Marking the tremendous growth of the movement even in its earlier decades, it is easy to see why Mrs. Eddy deemed it necessary to safeguard so carefully the professions of healing and teaching. Through the directory in the Journal she had assured to those in search of relief from their ills the service of responsible practitioners, those who not only had duly qualified for that sacred office, but who as members of The Mother Church were subject to its rules and by-laws and therefore amenable to its discipline. Moreover, as a further certainty of their fitness, it behooved her to provide that these practitioners receive their training from an authorized teacher, as defined in Section 9 of Article XXVI of the Manual. These teachers are likewise listed in the directory, and they alone may give instruction, under certain conditions (Arts. XXVI, Sect. 4, XXVII, Sect. 3), in Christian Science. Thus Mrs. Eddy sought to ensure to would-be students absolute Science as she herself had taught it, and to protect them from the snares and pitfalls of so-called "talks" and irresponsible and indiscriminate teaching,—the "just-as-good" or "easier-way" substitute so often foisted upon the unwary in this as in other fields of endeavor.

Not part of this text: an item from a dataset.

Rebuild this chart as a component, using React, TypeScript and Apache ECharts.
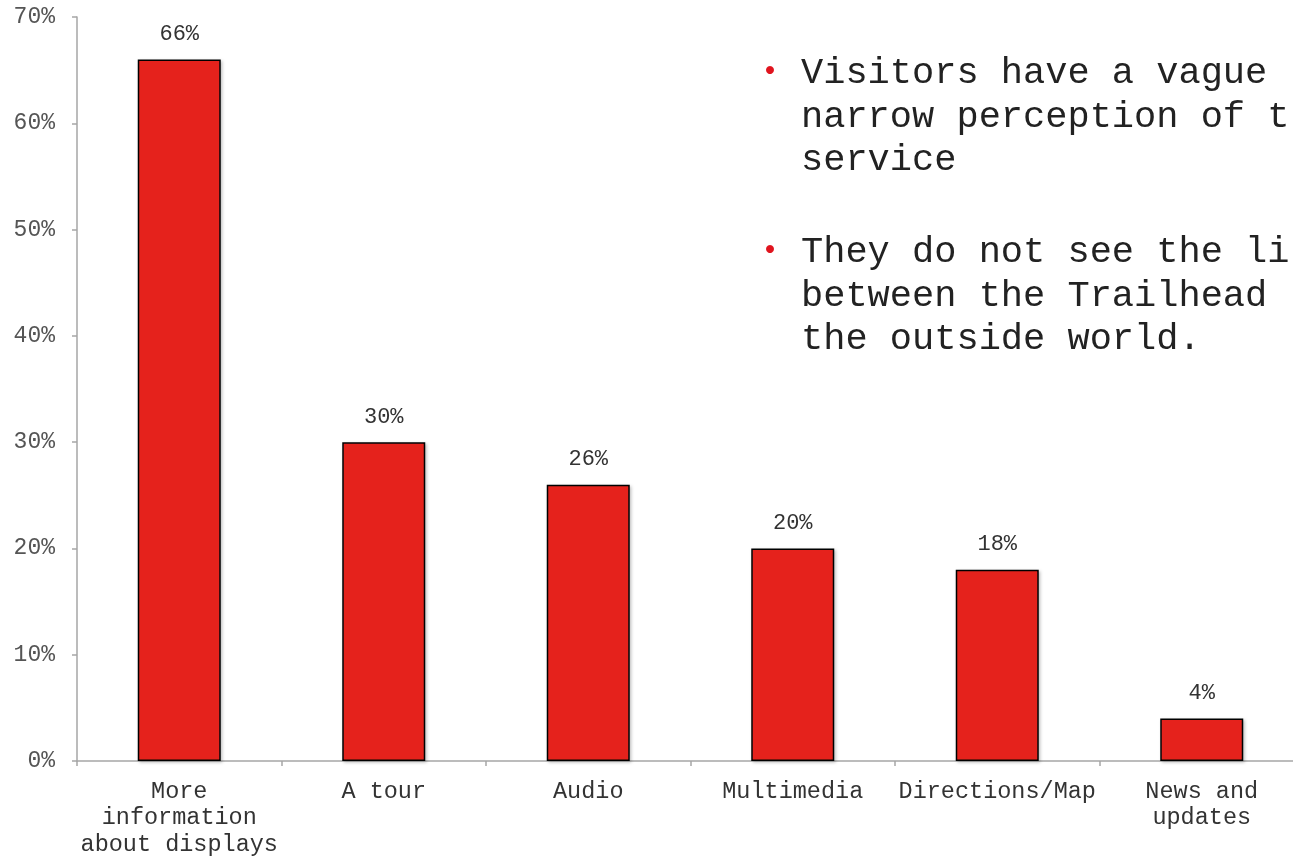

To the claim so plausibly put forth by those who would discredit authentic instruction, namely, that class teaching is obsolete, we would refer by way of answer to the last pronouncements by our Leader on this subject. In Section 5 of Article XXVII is this direct statement: "No member of this Church shall advise against class instruction." Again, on page 240 of "Miscellany," Mrs. Eddy not only puts the seal of approval on authorized class teaching, but ever alert to the subtlety of evil she bids those who are ready for this progressive step "beware the net that is craftily laid and cunningly concealed to prevent their advancement in this direction." To pervert, adulterate, or by some other discreditable method do away with the pure Science that is steadily compassing the destruction of all evil, is a device of the arch-enemy to defer its own ultimate defeat.